La questione delle concessioni balneari in Calabria è un tema che da anni suscita dibattiti e controversie.
La normativa europea, in particolare la direttiva Bolkenstein, ha cercato di regolamentare il settore imponendo regole chiare per l’assegnazione delle concessioni attraverso gare pubbliche aperte a tutti gli operatori europei.
Tuttavia, la pratica in Italia ha spesso deviato da questi principi, generando non poche polemiche.
La situazione italiana relativa alle concessioni balneari si inserisce in un contesto più ampio che vede differenti approcci a livello europeo. Paesi come la Francia e la Spagna hanno adottato politiche volte a mantenere ampie porzioni di costa libere da strutture fisse o hanno impostato sistemi di licenze temporanee per garantire maggiore rotazione e accessibilità.
L’Italia invece continua a navigare in acque turbolente con proroghe legislative che si scontrano con i principi dell’Unione Europea.

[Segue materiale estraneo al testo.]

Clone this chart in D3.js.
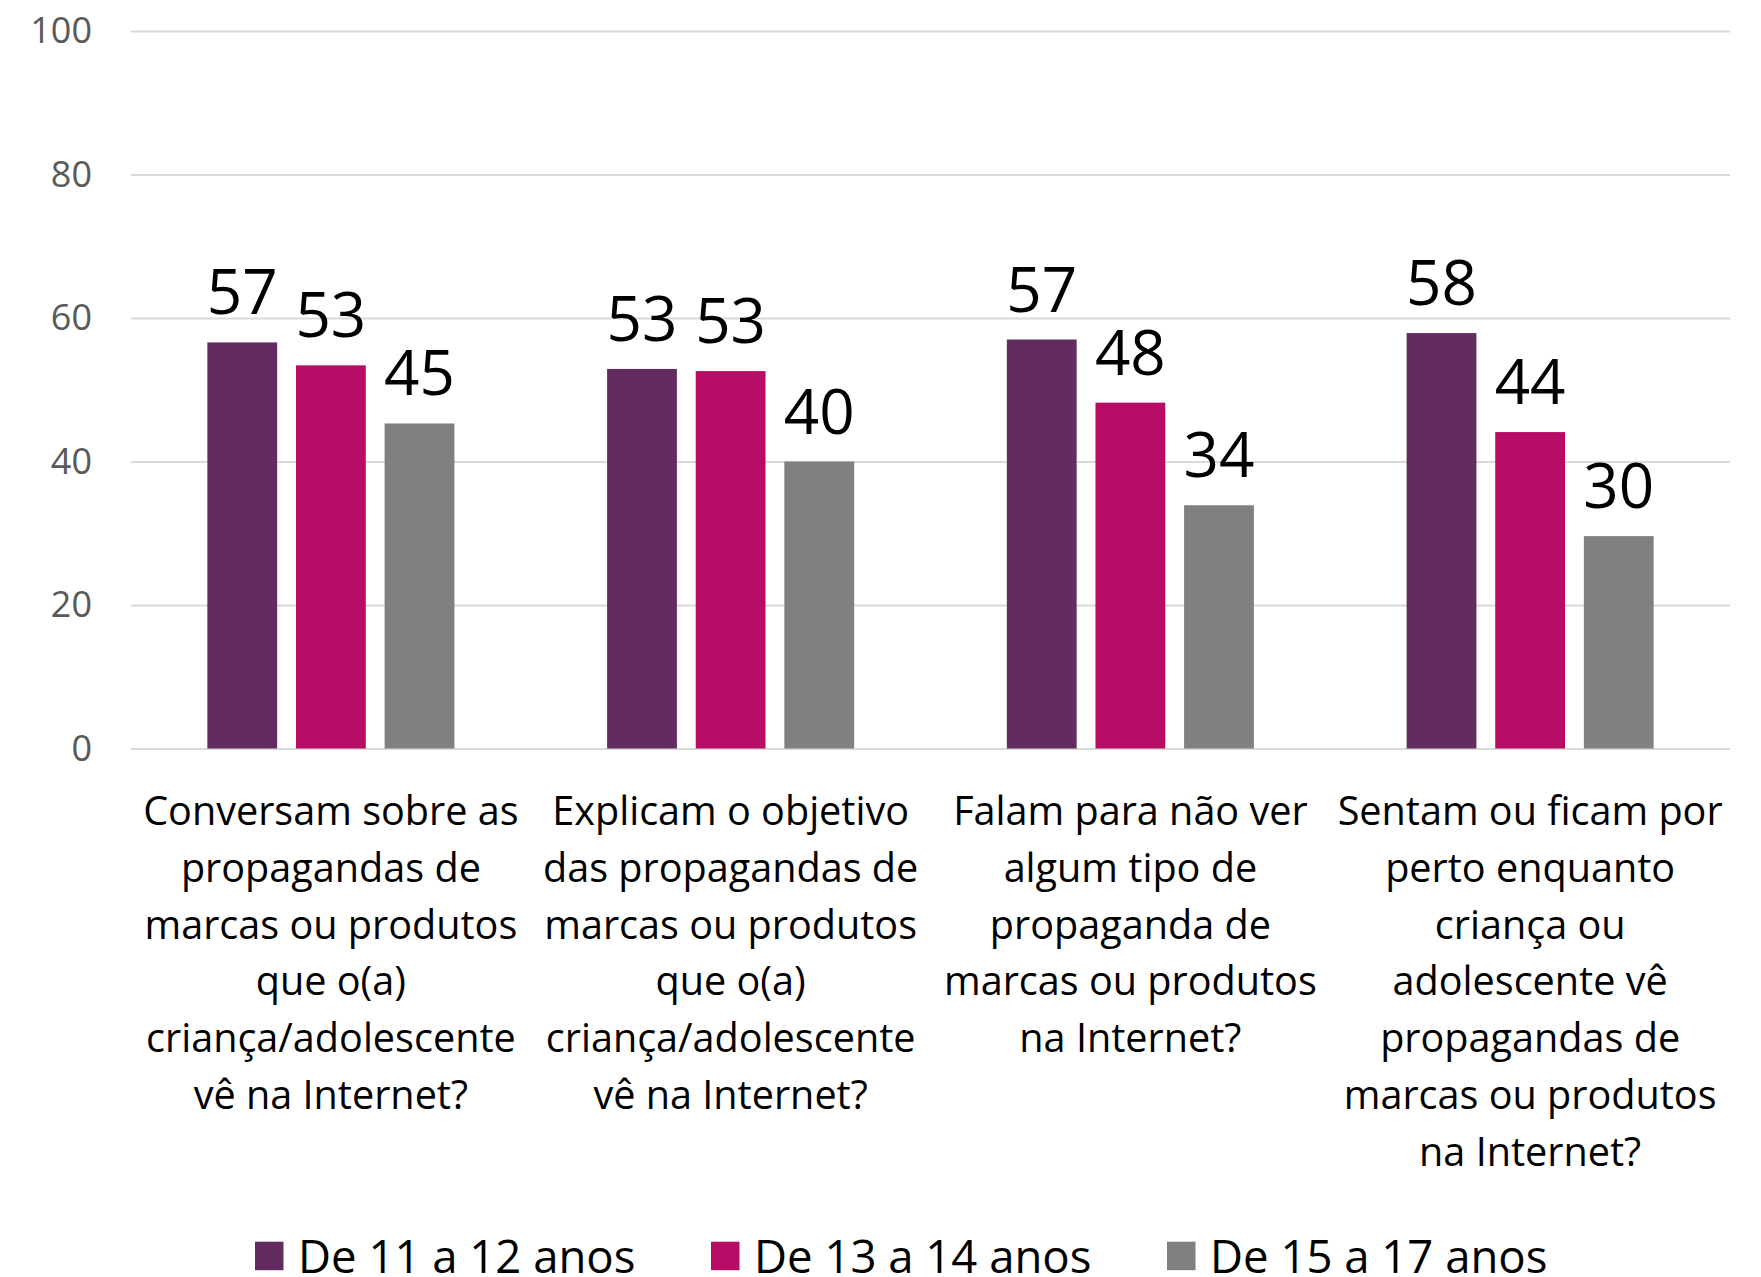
<!DOCTYPE html>
<html>
<head>
<meta charset="utf-8">
<script src="https://cdn.jsdelivr.net/npm/d3@7"></script>
<style>
  html, body { margin: 0; padding: 0; background: #ffffff; }
  svg { display: block; }
  text { font-family: "Open Sans", "Noto Sans", sans-serif; }
</style>
</head>
<body>
<svg id="chart" width="1761" height="1277"></svg>
<script>
// ---- data ----
const categories = [
  ["Conversam sobre as", "propagandas de", "marcas ou produtos", "que o(a)", "criança/adolescente", "vê na Internet?"],
  ["Explicam o objetivo", "das propagandas de", "marcas ou produtos", "que o(a)", "criança/adolescente", "vê na Internet?"],
  ["Falam para não ver", "algum tipo de", "propaganda de", "marcas ou produtos", "na Internet?"],
  ["Sentam ou ficam por", "perto enquanto", "criança ou", "adolescente vê", "propagandas de", "marcas ou produtos", "na Internet?"]
];
const seriesNames = ["De 11 a 12 anos", "De 13 a 14 anos", "De 15 a 17 anos"];
const series11a12 = [56.6, 52.9, 57.0, 57.9];
const series13a14 = [53.4, 52.6, 48.2, 44.1];
const series15a17 = [45.3, 40.0, 33.9, 29.6];
const yTicks = [0, 20, 40, 60, 80, 100];
const colors = ["#632C61", "#B70B66", "#808080"];

const seriesValues = [series11a12, series13a14, series15a17];

// ---- layout ----
const svg = d3.select("#chart");
const plotLeft = 131, plotRight = 1730, plotTop = 31, plotBottom = 748.5;

const x0 = d3.scaleBand()
  .domain(d3.range(categories.length))
  .range([plotLeft, plotRight])
  .paddingInner(0.382)
  .paddingOuter(0.191);

const x1 = d3.scaleBand()
  .domain(d3.range(seriesNames.length))
  .range([0, x0.bandwidth()])
  .paddingInner(0.2124)
  .paddingOuter(0);

const y = d3.scaleLinear().domain([0, 100]).range([plotBottom, plotTop]);

// gridlines
const yAxis = d3.axisLeft(y)
  .tickValues(yTicks)
  .tickSize(-(plotRight - plotLeft))
  .tickPadding(39)
  .tickFormat(d3.format("d"));

const gAxis = svg.append("g")
  .attr("transform", `translate(${plotLeft},0)`)
  .call(yAxis);
gAxis.select(".domain").remove();
gAxis.selectAll(".tick line")
  .attr("stroke", "#d9d9d9")
  .attr("stroke-width", 2);
gAxis.selectAll(".tick text")
  .attr("fill", "#595959")
  .style("font-size", "36px")
  .style("font-family", "'Open Sans', 'Noto Sans', sans-serif");

// bars
const groups = svg.append("g").selectAll("g")
  .data(categories.map((c, i) => ({ i, vals: seriesValues.map(s => s[i]) })))
  .join("g")
  .attr("transform", d => `translate(${x0(d.i)},0)`);

groups.selectAll("rect")
  .data(d => d.vals.map((v, s) => ({ v, s })))
  .join("rect")
  .attr("x", d => x1(d.s))
  .attr("y", d => y(d.v))
  .attr("width", x1.bandwidth())
  .attr("height", d => y(0) - y(d.v))
  .attr("fill", d => colors[d.s]);

// value labels
const fmt = d3.format(".0f");
groups.selectAll("text.val")
  .data(d => d.vals.map((v, s) => ({ v, s })))
  .join("text")
  .attr("class", "val")
  .attr("x", d => x1(d.s) + x1.bandwidth() / 2)
  .attr("y", d => y(d.v) - 28)
  .attr("text-anchor", "middle")
  .attr("fill", "#000000")
  .style("font-size", "62px")
  .text(d => fmt(d.v));

// category labels
const lineH = 56.8;
const catG = svg.append("g").selectAll("text")
  .data(categories)
  .join("text")
  .attr("text-anchor", "middle")
  .attr("fill", "#000000")
  .style("font-size", "39.6px")
  .attr("transform", (d, i) => `translate(${x0(i) + x0.bandwidth() / 2},825)`);
catG.selectAll("tspan")
  .data(d => d)
  .join("tspan")
  .attr("x", 0)
  .attr("y", (d, j) => j * lineH)
  .text(d => d);

// legend
const legendX = d3.scalePoint().domain(seriesNames).range([255, 1167]);
const leg = svg.append("g").selectAll("g")
  .data(seriesNames)
  .join("g")
  .attr("transform", d => `translate(${legendX(d)},0)`);
leg.append("rect")
  .attr("x", 0)
  .attr("y", 1241.7)
  .attr("width", 28.5)
  .attr("height", 28.5)
  .attr("fill", (d, i) => colors[i]);
leg.append("text")
  .attr("x", 43)
  .attr("y", 1272.7)
  .attr("fill", "#000000")
  .style("font-size", "45.5px")
  .text(d => d);
</script>
</body>
</html>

Di fronte a questo panorama complesso emergono anche le voci degli attivisti che chiedono una maggiore tutela dell’accessibilità pubblica alle spiagge. Il Coordinamento nazionale Mare libero APS (CoNaMaL) rappresenta uno dei movimenti più attivi nella richiesta di liberare le spiagge dalla gestione privata esclusiva e restituirle alla fruizione collettiva gratuita.
Le loro azioni mirano a sensibilizzare opinione pubblica e istituzioni sulla necessità di rivedere le politiche relative alle concessioni balneari affinché il diritto al libero accesso alle coste sia effettivamente garantito per tutti i cittadini.

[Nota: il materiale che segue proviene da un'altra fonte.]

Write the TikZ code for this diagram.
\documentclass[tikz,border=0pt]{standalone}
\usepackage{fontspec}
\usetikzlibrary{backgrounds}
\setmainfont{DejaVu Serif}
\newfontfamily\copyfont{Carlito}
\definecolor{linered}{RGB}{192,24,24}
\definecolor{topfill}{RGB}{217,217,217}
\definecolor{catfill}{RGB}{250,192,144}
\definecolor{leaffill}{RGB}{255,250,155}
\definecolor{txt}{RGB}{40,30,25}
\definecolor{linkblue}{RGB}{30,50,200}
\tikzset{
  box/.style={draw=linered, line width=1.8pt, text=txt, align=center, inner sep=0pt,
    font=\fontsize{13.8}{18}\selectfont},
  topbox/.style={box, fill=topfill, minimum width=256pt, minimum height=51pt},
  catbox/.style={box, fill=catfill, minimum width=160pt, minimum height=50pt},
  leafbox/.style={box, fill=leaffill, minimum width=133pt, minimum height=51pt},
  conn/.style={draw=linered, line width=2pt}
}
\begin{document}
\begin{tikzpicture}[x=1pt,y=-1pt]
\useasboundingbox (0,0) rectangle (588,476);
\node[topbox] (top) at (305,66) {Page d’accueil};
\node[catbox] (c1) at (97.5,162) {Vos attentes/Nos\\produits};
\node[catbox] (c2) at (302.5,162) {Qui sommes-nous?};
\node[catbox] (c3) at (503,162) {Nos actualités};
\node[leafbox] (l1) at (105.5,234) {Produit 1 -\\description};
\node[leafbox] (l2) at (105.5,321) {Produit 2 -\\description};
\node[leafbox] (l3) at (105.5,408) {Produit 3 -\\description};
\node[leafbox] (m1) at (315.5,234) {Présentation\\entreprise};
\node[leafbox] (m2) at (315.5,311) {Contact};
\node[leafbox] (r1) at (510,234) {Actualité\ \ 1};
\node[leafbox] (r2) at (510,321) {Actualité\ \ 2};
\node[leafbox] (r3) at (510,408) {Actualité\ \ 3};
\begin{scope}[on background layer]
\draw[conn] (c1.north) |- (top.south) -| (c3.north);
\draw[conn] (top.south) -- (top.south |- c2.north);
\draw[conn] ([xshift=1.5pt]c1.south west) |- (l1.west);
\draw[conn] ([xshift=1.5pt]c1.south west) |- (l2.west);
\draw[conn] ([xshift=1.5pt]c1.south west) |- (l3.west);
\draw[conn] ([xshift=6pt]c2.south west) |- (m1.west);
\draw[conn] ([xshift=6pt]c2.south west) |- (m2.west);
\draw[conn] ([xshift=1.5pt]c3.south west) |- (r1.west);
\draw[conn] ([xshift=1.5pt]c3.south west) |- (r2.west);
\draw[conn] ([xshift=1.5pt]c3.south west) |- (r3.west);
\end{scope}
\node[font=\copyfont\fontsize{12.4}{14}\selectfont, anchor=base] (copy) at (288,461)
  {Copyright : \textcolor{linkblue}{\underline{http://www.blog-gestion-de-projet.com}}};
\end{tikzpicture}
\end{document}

Concessioni balneari: decisione della Calabria
Recentemente, la Regione Calabria ha preso una posizione che sembra allontanarsi ulteriormente dalla direttiva Bolkenstein.
Con una delibera regionale, infatti, si è deciso di superare le normative comunitarie sull’assegnazione delle concessioni balneari. Il presidente della Regione Calabria, Roberto Occhiuto, ha sottolineato come solo il 13% delle spiagge calabresi sia attualmente concesso in gestione dai comuni e come quindi l’87% rimanga libero e disponibile per nuove concessioni a fini turistico-ricreativi.
Questa mossa da parte della Calabria solleva diverse questioni riguardanti il rispetto delle normative europee e l’impatto sulle politiche di gestione del territorio costiero.
Da un lato, si potrebbe interpretare come un tentativo di valorizzare maggiormente le risorse locali attraverso una gestione più diretta e flessibile delle spiagge; dall’altro lato, però, emerge il rischio di un ulteriore allontanamento dalle direttive comunitarie che mirano a garantire trasparenza e pari opportunità nell’accesso alle concessioni.
La decisione della Regione Calabria apre nuovi scenari nel già complesso dibattito sulle concessioni balnearie in Italia. Tra necessità locali specifiche ed esigenze di conformità ai dettami europei si profila un cammino ancora incerto verso una gestione equilibrata del patrimonio costiero italiano.